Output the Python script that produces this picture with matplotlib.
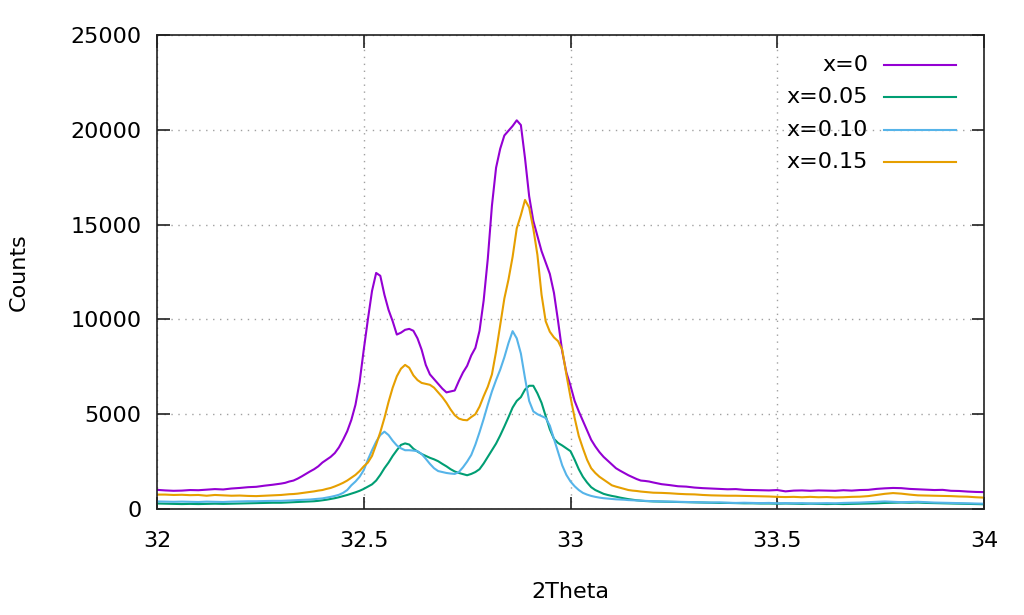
import matplotlib

matplotlib.use("Agg")
import matplotlib.pyplot as plt
import numpy as np
from matplotlib.lines import Line2D

# 2-theta grid: coarse in the flat tails, fine around the peaks
x_left = np.round(np.arange(32.00, 32.29, 0.02), 2)
x_core = np.round(np.arange(32.30, 33.205, 0.01), 2)
x_right = np.round(np.arange(33.22, 34.005, 0.02), 2)
two_theta = np.concatenate([x_left, x_core, x_right])

counts_x000 = [
    1010, 980, 960, 970, 1000, 990, 1020, 1050, 1030, 1080, 1110, 1150, 1170, 1230, 1280,
    1340, 1380, 1450, 1500, 1600, 1720, 1850, 1980, 2100, 2250,
    2450, 2600, 2750, 2950, 3250, 3650, 4100, 4700, 5500, 6700,
    8400, 10000, 11500, 12450, 12300, 11300, 10500, 9900, 9200, 9300,
    9450, 9500, 9400, 9000, 8400, 7600, 7100, 6850, 6600, 6350,
    6150, 6200, 6250, 6750, 7200, 7550, 8100, 8500, 9400, 11000,
    13200, 16000, 18000, 19000, 19700, 19950, 20200, 20500, 20250, 18500,
    16500, 15200, 14400, 13600, 13000, 12400, 11400, 9900, 8300, 7200,
    6500, 5700, 5150, 4650, 4150, 3650, 3300, 3000, 2750, 2550,
    2350, 2150, 2020, 1900, 1780, 1680, 1580, 1500, 1480, 1450,
    1400,
    1310, 1260, 1200, 1180, 1130, 1100, 1080, 1060, 1040, 1050,
    1010, 1000, 990, 980, 1000, 930, 970, 980, 960, 980,
    970, 960, 990, 970, 1000, 1010, 1060, 1090, 1110, 1100,
    1060, 1040, 1020, 1000, 1010, 960, 950, 920, 900, 890,
]
counts_x005 = [
    290, 280, 270, 260, 270, 260, 270, 280, 270, 280, 290, 300, 310, 320, 330,
    330, 340, 350, 360, 370, 380, 390, 400, 410, 430,
    460, 490, 530, 570, 620, 680, 740, 810, 880, 960,
    1060, 1180, 1300, 1500, 1800, 2150, 2450, 2800, 3100, 3380,
    3460, 3400, 3180, 3030, 2900, 2800, 2700, 2620, 2520, 2380,
    2250, 2100, 1980, 1900, 1840, 1780, 1850, 1950, 2100, 2400,
    2750, 3100, 3450, 3880, 4350, 4840, 5350, 5700, 5900, 6300,
    6500, 6500, 6100, 5600, 4900, 4200, 3700, 3480, 3350, 3200,
    3050, 2600, 2100, 1700, 1400, 1150, 1000, 900, 800, 740,
    690, 650, 600, 560, 520, 490, 460, 440, 420, 410,
    400,
    390, 380, 370, 360, 350, 340, 330, 320, 320, 310,
    300, 300, 290, 290, 280, 290, 280, 270, 280, 270,
    260, 270, 260, 270, 280, 290, 300, 320, 330, 340,
    330, 340, 320, 310, 300, 290, 280, 270, 260, 250,
]
counts_x010 = [
    400, 390, 380, 390, 380, 370, 390, 380, 370, 390, 400, 410, 410, 420, 430,
    430, 440, 450, 460, 470, 480, 490, 500, 520, 540,
    560, 600, 640, 690, 750, 850, 1000, 1250, 1450, 1700,
    2050, 2600, 3100, 3550, 3900, 4080, 3900, 3600, 3350, 3200,
    3100, 3100, 3080, 3050, 2900, 2650, 2380, 2150, 2000, 1950,
    1900, 1870, 1850, 1950, 2200, 2500, 2850, 3400, 4050, 4750,
    5500, 6200, 6800, 7350, 8000, 8750, 9380, 9000, 8200, 6900,
    5700, 5150, 5000, 4900, 4800, 4400, 3700, 3000, 2300, 1800,
    1450, 1200, 1000, 850, 760, 690, 640, 600, 570, 550,
    530, 510, 500, 490, 470, 460, 450, 440, 430, 420,
    410,
    400, 390, 380, 370, 360, 350, 340, 350, 330, 320,
    330, 320, 310, 320, 300, 310, 300, 310, 290, 300,
    310, 300, 320, 330, 340, 360, 380, 400, 380, 360,
    370, 380, 360, 340, 330, 320, 310, 300, 290, 280,
]
counts_x015 = [
    760, 760, 740, 750, 730, 740, 700, 740, 720, 700, 710, 690, 680, 700, 720,
    740, 760, 780, 790, 810, 840, 870, 900, 930, 970,
    1000, 1060, 1110, 1190, 1280, 1380, 1500, 1650, 1800, 2000,
    2250, 2450, 2800, 3400, 4050, 4800, 5650, 6400, 7000, 7400,
    7600, 7450, 7050, 6800, 6650, 6600, 6550, 6400, 6150, 5900,
    5600, 5250, 4950, 4770, 4700, 4680, 4850, 5000, 5400, 5950,
    6450, 7100, 8300, 9700, 11100, 12100, 13300, 14800, 15500, 16300,
    15900, 14800, 13400, 11300, 9900, 9350, 9050, 8850, 8400, 7100,
    5900, 4800, 3850, 3200, 2600, 2150, 1900, 1700, 1550, 1400,
    1250, 1180, 1120, 1060, 1000, 970, 950, 920, 900, 880,
    860,
    850, 830, 800, 780, 770, 740, 720, 710, 700, 700,
    690, 680, 670, 660, 640, 630, 640, 620, 640, 620,
    630, 610, 620, 640, 650, 680, 740, 800, 840, 810,
    760, 720, 710, 700, 690, 680, 660, 650, 620, 600,
]

labels = ["x=0", "x=0.05", "x=0.10", "x=0.15"]
colors = ["#9400d3", "#009e73", "#56b4e9", "#e69f00"]
series = [counts_x000, counts_x005, counts_x010, counts_x015]

plt.rcParams["font.family"] = "DejaVu Sans"
plt.rcParams["font.size"] = 16

fig = plt.figure(figsize=(10.24, 6.15), dpi=100)
ax = fig.add_axes([157 / 1024, 1 - 509 / 615, 827 / 1024, 474 / 615])

for y, c in zip(series, colors):
    ax.plot(two_theta, y, color=c, lw=1.5)

ax.set_xlim(32, 34)
ax.set_ylim(0, 25000)
ax.set_xticks([32, 32.5, 33, 33.5, 34])
ax.set_xticklabels(["32", "32.5", "33", "33.5", "34"])
ax.set_yticks(range(0, 25001, 5000))
ax.grid(True, color="#a0a0a0", linestyle=(0, (1, 4)), lw=1.0)
ax.tick_params(direction="in", length=9, width=1.2, top=True, right=True,
               colors="#202020", labelcolor="black")
ax.tick_params(axis="x", pad=16)
ax.tick_params(axis="y", pad=11)
for s in ax.spines.values():
    s.set_linewidth(1.2)
    s.set_color("#202020")

ax.set_xlabel("2Theta", labelpad=22)
ax.set_ylabel("Counts", labelpad=30)

# gnuplot-style key: right-aligned text, sample line on the right
for i, (lab, c) in enumerate(zip(labels, colors)):
    yy = 1 - (65 + i * 32.3) / 615
    fig.text(868 / 1024, yy, lab, ha="right", va="center", fontsize=16)
    fig.add_artist(Line2D([884 / 1024, 956 / 1024], [yy, yy], color=c, lw=1.5,
                          transform=fig.transFigure))

fig.savefig("out.png", dpi=100)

══════

Given request – From the listing, copy each line containing the word "matplotlib".

Answer to this problem –
Output the Python script that produces this picture with matplotlib.
import matplotlib
matplotlib.use("Agg")
import matplotlib.pyplot as plt
from matplotlib.lines import Line2D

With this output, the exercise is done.